TASK GOAL >>
Go through the material and write it all out exactly, minus the pictures.

## START AVAILABLE DATA

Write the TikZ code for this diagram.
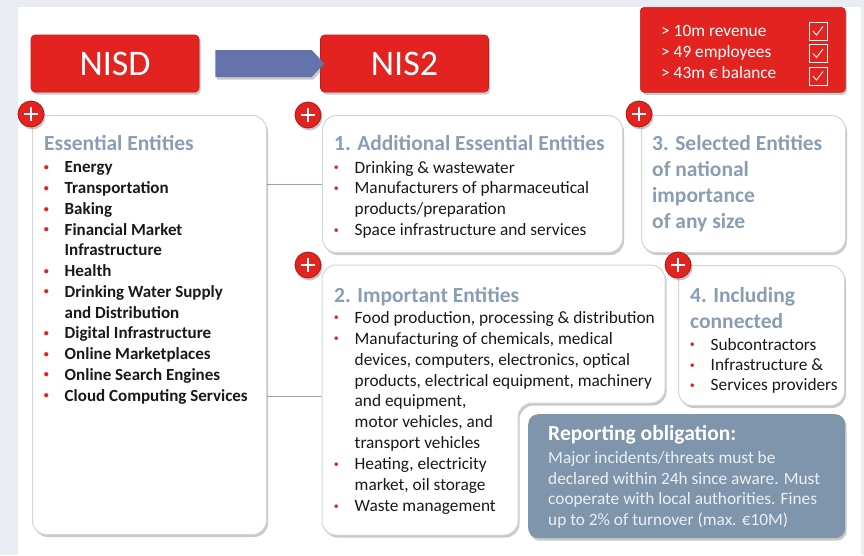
\documentclass[tikz,border=0pt]{standalone}
\usepackage{fontspec}
\setmainfont{Carlito}
\usetikzlibrary{shapes.arrows,shadows}

\definecolor{nisred}{RGB}{226,35,31}
\definecolor{darkred}{RGB}{175,22,20}
\definecolor{pagegrey}{RGB}{233,236,243}
\definecolor{headgrey}{RGB}{137,157,180}
\definecolor{slate}{RGB}{126,149,171}
\definecolor{shiftblue}{RGB}{100,115,172}
\definecolor{linkblue}{RGB}{145,165,190}
\definecolor{cardline}{RGB}{212,214,218}
\definecolor{bulletred}{RGB}{232,30,30}
\definecolor{paletext}{RGB}{236,240,244}

\newcommand{\bul}{\makebox[20.5pt][l]{\hspace{-0.3pt}\raisebox{2.4pt}{\color{bulletred}\fontsize{10}{10}\selectfont\textbullet}}}
\newcommand{\ind}{\hspace*{20.5pt}}

% multi-line nodes sit on the baseline of their last line
\tikzset{
  softshadow/.style={drop shadow={shadow xshift=1.5pt, shadow yshift=-2.5pt, opacity=.35, fill=black!60}},
  card/.style={draw=cardline, line width=1pt, fill=white, rounded corners=14pt, softshadow},
  redbox/.style={fill=nisred, draw=nisred!85!black, line width=.6pt, rounded corners=4pt, softshadow, text=white},
  plus/.style={circle, fill=nisred, draw=darkred, line width=.8pt, minimum size=26pt, inner sep=0pt, softshadow,
    path picture={\draw[white, line width=2.6pt] (path picture bounding box.center) +(-7,0) -- +(7,0) +(0,-7) -- +(0,7);}},
  head/.style={font=\bfseries\fontsize{21.5}{26}\selectfont, text=headgrey, anchor=base west, inner sep=0pt, align=left},
  items/.style={font=\fontsize{17.3}{20.8}\selectfont, text=black!90, anchor=base west, inner sep=0pt, align=left},
  bolditems/.style={items, font=\bfseries\fontsize{17}{20.73}\selectfont},
  link/.style={draw=linkblue, line width=.8pt},
  tick/.style={draw=white, line width=.8pt, minimum size=18pt, inner sep=0pt,
    path picture={\draw[white, line width=.9pt] (path picture bounding box.center) +(-5,0) -- +(-1.5,4) -- +(5,-4.5);}}
}

\begin{document}
\begin{tikzpicture}[x=1pt, y=-1pt]
\useasboundingbox (0,0) rectangle (864,555);
\fill[pagegrey] (0,0) rectangle (864,555);
\fill[white] (18,7) rectangle (861,555);

% old and new directive
\node[redbox, minimum width=168, minimum height=57, font=\fontsize{36}{40}\selectfont] (nisd) at (115,63.5) {NISD};
\node[redbox, minimum width=168, minimum height=57, font=\fontsize{36}{40}\selectfont] (nis2) at (404.5,63.5) {NIS2};
\node[single arrow, fill=shiftblue, minimum height=109, minimum width=27, single arrow head extend=0pt,
  single arrow tip angle=94, inner sep=0pt, softshadow] (shift) at (263.5,63.5) {};

% size thresholds
\node[redbox, minimum width=205, minimum height=85, anchor=north west] (size) at (640,7) {};
\node[anchor=base west, inner sep=0pt, align=left, text=white, font=\fontsize{17.3}{21}\selectfont] (sizetext) at (661,78.7)
  {> 10m revenue\\> 49 employees\\> 43m € balance};
\foreach \i/\y in {1/31,2/53.5,3/76}
  \node[tick] (chk\i) at (818,\y) {};

% links between the lists
\coordinate (imp-in) at (322,396);
\draw[link] (266,184) -- (322,184);
\draw[link] (266,396) -- (imp-in);

% cards
\node[card, minimum width=234, minimum height=419, anchor=north west] (esscard) at (32,115) {};
\node[card, minimum width=300, minimum height=137, anchor=north west] (addlcard) at (322,115) {};
\node[card, minimum width=204, minimum height=137, anchor=north west] (selcard) at (641,115) {};
\draw[card] (322,265) -- (665,265) -- (665,403) -- (518,403) -- (518,535) -- (322,535) -- cycle;
\node[card, minimum width=166, minimum height=140, anchor=north west] (conncard) at (678,265) {};
\node[fill=slate, rounded corners=10pt, softshadow, minimum width=317, minimum height=124, anchor=north west] (report) at (528,414) {};

\node[plus] (plus1) at (31,114) {};
\node[plus] (plus2) at (308,115) {};
\node[plus] (plus3) at (639,114) {};
\node[plus] (plus4) at (308,265) {};
\node[plus] (plus5) at (678,265) {};

% essential entities
\node[head] (esshead) at (44,150) {Essential Entities};
\node[bolditems] (esslist) at (44,401) {\bul Energy\\\bul Transportation\\\bul Baking\\\bul Financial Market\\\ind Infrastructure\\
  \bul Health\\\bul Drinking Water Supply\\\ind and Distribution\\\bul Digital Infrastructure\\\bul Online Marketplaces\\
  \bul Online Search Engines\\\bul Cloud Computing Services};

% 1. additional
\node[head] (addlhead) at (334,150) {1. Additional Essential Entities};
\node[items] (addllist) at (334,235.4) {\bul Drinking \& wastewater\\\bul Manufacturers of pharmaceutical\\\ind products/preparation\\
  \bul Space infrastructure and services};

% 3. selected
\node[head] (selhead) at (652,228) {3. Selected Entities\\of national\\importance\\of any size};

% 2. important
\node[head] (imphead) at (334,302) {2. Important Entities};
\node[items, font=\fontsize{17.3}{20.9}\selectfont] (implist) at (334,511.4) {\bul Food production, processing \& distribution\\
  \bul Manufacturing of chemicals, medical\\\ind devices, computers, electronics, optical\\\ind products, electrical equipment, machinery\\
  \ind and equipment,\\\ind motor vehicles, and\\\ind transport vehicles\\\bul Heating, electricity\\\ind market, oil storage\\
  \bul Waste management};

% 4. connected
\node[head, font=\bfseries\fontsize{21.5}{26.5}\selectfont] (connhead) at (690,328.5) {4. Including\\connected};
\node[items, font=\fontsize{17.3}{20.4}\selectfont] (connlist) at (690,390.8) {\bul Subcontractors\\\bul Infrastructure \&\\\bul Services providers};

% reporting
\node[head, text=white] (rephead) at (548,440) {Reporting obligation:};
\node[items, text=paletext] (reptext) at (548,525.7) {Major incidents/threats must be\\declared within 24h since aware. Must\\
  cooperate with local authorities. Fines\\up to 2\% of turnover (max. €10M)};
\end{tikzpicture}
\end{document}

## END AVAILABLE DATA

PROBLEM SOLUTION >>
Write the TikZ code for this diagram.
\documentclass[tikz,border=0pt]{standalone}
\usepackage{fontspec}
\setmainfont{Carlito}
\usetikzlibrary{shapes.arrows,shadows}

\definecolor{nisred}{RGB}{226,35,31}
\definecolor{darkred}{RGB}{175,22,20}
\definecolor{pagegrey}{RGB}{233,236,243}
\definecolor{headgrey}{RGB}{137,157,180}
\definecolor{slate}{RGB}{126,149,171}
\definecolor{shiftblue}{RGB}{100,115,172}
\definecolor{linkblue}{RGB}{145,165,190}
\definecolor{cardline}{RGB}{212,214,218}
\definecolor{bulletred}{RGB}{232,30,30}
\definecolor{paletext}{RGB}{236,240,244}

\newcommand{\bul}{\makebox[20.5pt][l]{\hspace{-0.3pt}\raisebox{2.4pt}{\color{bulletred}\fontsize{10}{10}\selectfont\textbullet}}}
\newcommand{\ind}{\hspace*{20.5pt}}

% multi-line nodes sit on the baseline of their last line
\tikzset{
  softshadow/.style={drop shadow={shadow xshift=1.5pt, shadow yshift=-2.5pt, opacity=.35, fill=black!60}},
  card/.style={draw=cardline, line width=1pt, fill=white, rounded corners=14pt, softshadow},
  redbox/.style={fill=nisred, draw=nisred!85!black, line width=.6pt, rounded corners=4pt, softshadow, text=white},
  plus/.style={circle, fill=nisred, draw=darkred, line width=.8pt, minimum size=26pt, inner sep=0pt, softshadow,
    path picture={\draw[white, line width=2.6pt] (path picture bounding box.center) +(-7,0) -- +(7,0) +(0,-7) -- +(0,7);}},
  head/.style={font=\bfseries\fontsize{21.5}{26}\selectfont, text=headgrey, anchor=base west, inner sep=0pt, align=left},
  items/.style={font=\fontsize{17.3}{20.8}\selectfont, text=black!90, anchor=base west, inner sep=0pt, align=left},
  bolditems/.style={items, font=\bfseries\fontsize{17}{20.73}\selectfont},
  link/.style={draw=linkblue, line width=.8pt},
  tick/.style={draw=white, line width=.8pt, minimum size=18pt, inner sep=0pt,
    path picture={\draw[white, line width=.9pt] (path picture bounding box.center) +(-5,0) -- +(-1.5,4) -- +(5,-4.5);}}
}

\begin{document}
\begin{tikzpicture}[x=1pt, y=-1pt]
\useasboundingbox (0,0) rectangle (864,555);
\fill[pagegrey] (0,0) rectangle (864,555);
\fill[white] (18,7) rectangle (861,555);

% old and new directive
\node[redbox, minimum width=168, minimum height=57, font=\fontsize{36}{40}\selectfont] (nisd) at (115,63.5) {NISD};
\node[redbox, minimum width=168, minimum height=57, font=\fontsize{36}{40}\selectfont] (nis2) at (404.5,63.5) {NIS2};
\node[single arrow, fill=shiftblue, minimum height=109, minimum width=27, single arrow head extend=0pt,
  single arrow tip angle=94, inner sep=0pt, softshadow] (shift) at (263.5,63.5) {};

% size thresholds
\node[redbox, minimum width=205, minimum height=85, anchor=north west] (size) at (640,7) {};
\node[anchor=base west, inner sep=0pt, align=left, text=white, font=\fontsize{17.3}{21}\selectfont] (sizetext) at (661,78.7)
  {> 10m revenue\\> 49 employees\\> 43m € balance};
\foreach \i/\y in {1/31,2/53.5,3/76}
  \node[tick] (chk\i) at (818,\y) {};

% links between the lists
\coordinate (imp-in) at (322,396);
\draw[link] (266,184) -- (322,184);
\draw[link] (266,396) -- (imp-in);

% cards
\node[card, minimum width=234, minimum height=419, anchor=north west] (esscard) at (32,115) {};
\node[card, minimum width=300, minimum height=137, anchor=north west] (addlcard) at (322,115) {};
\node[card, minimum width=204, minimum height=137, anchor=north west] (selcard) at (641,115) {};
\draw[card] (322,265) -- (665,265) -- (665,403) -- (518,403) -- (518,535) -- (322,535) -- cycle;
\node[card, minimum width=166, minimum height=140, anchor=north west] (conncard) at (678,265) {};
\node[fill=slate, rounded corners=10pt, softshadow, minimum width=317, minimum height=124, anchor=north west] (report) at (528,414) {};

\node[plus] (plus1) at (31,114) {};
\node[plus] (plus2) at (308,115) {};
\node[plus] (plus3) at (639,114) {};
\node[plus] (plus4) at (308,265) {};
\node[plus] (plus5) at (678,265) {};

% essential entities
\node[head] (esshead) at (44,150) {Essential Entities};
\node[bolditems] (esslist) at (44,401) {\bul Energy\\\bul Transportation\\\bul Baking\\\bul Financial Market\\\ind Infrastructure\\
  \bul Health\\\bul Drinking Water Supply\\\ind and Distribution\\\bul Digital Infrastructure\\\bul Online Marketplaces\\
  \bul Online Search Engines\\\bul Cloud Computing Services};

% 1. additional
\node[head] (addlhead) at (334,150) {1. Additional Essential Entities};
\node[items] (addllist) at (334,235.4) {\bul Drinking \& wastewater\\\bul Manufacturers of pharmaceutical\\\ind products/preparation\\
  \bul Space infrastructure and services};

% 3. selected
\node[head] (selhead) at (652,228) {3. Selected Entities\\of national\\importance\\of any size};

% 2. important
\node[head] (imphead) at (334,302) {2. Important Entities};
\node[items, font=\fontsize{17.3}{20.9}\selectfont] (implist) at (334,511.4) {\bul Food production, processing \& distribution\\
  \bul Manufacturing of chemicals, medical\\\ind devices, computers, electronics, optical\\\ind products, electrical equipment, machinery\\
  \ind and equipment,\\\ind motor vehicles, and\\\ind transport vehicles\\\bul Heating, electricity\\\ind market, oil storage\\
  \bul Waste management};

% 4. connected
\node[head, font=\bfseries\fontsize{21.5}{26.5}\selectfont] (connhead) at (690,328.5) {4. Including\\connected};
\node[items, font=\fontsize{17.3}{20.4}\selectfont] (connlist) at (690,390.8) {\bul Subcontractors\\\bul Infrastructure \&\\\bul Services providers};

% reporting
\node[head, text=white] (rephead) at (548,440) {Reporting obligation:};
\node[items, text=paletext] (reptext) at (548,525.7) {Major incidents/threats must be\\declared within 24h since aware. Must\\
  cooperate with local authorities. Fines\\up to 2\% of turnover (max. €10M)};
\end{tikzpicture}
\end{document}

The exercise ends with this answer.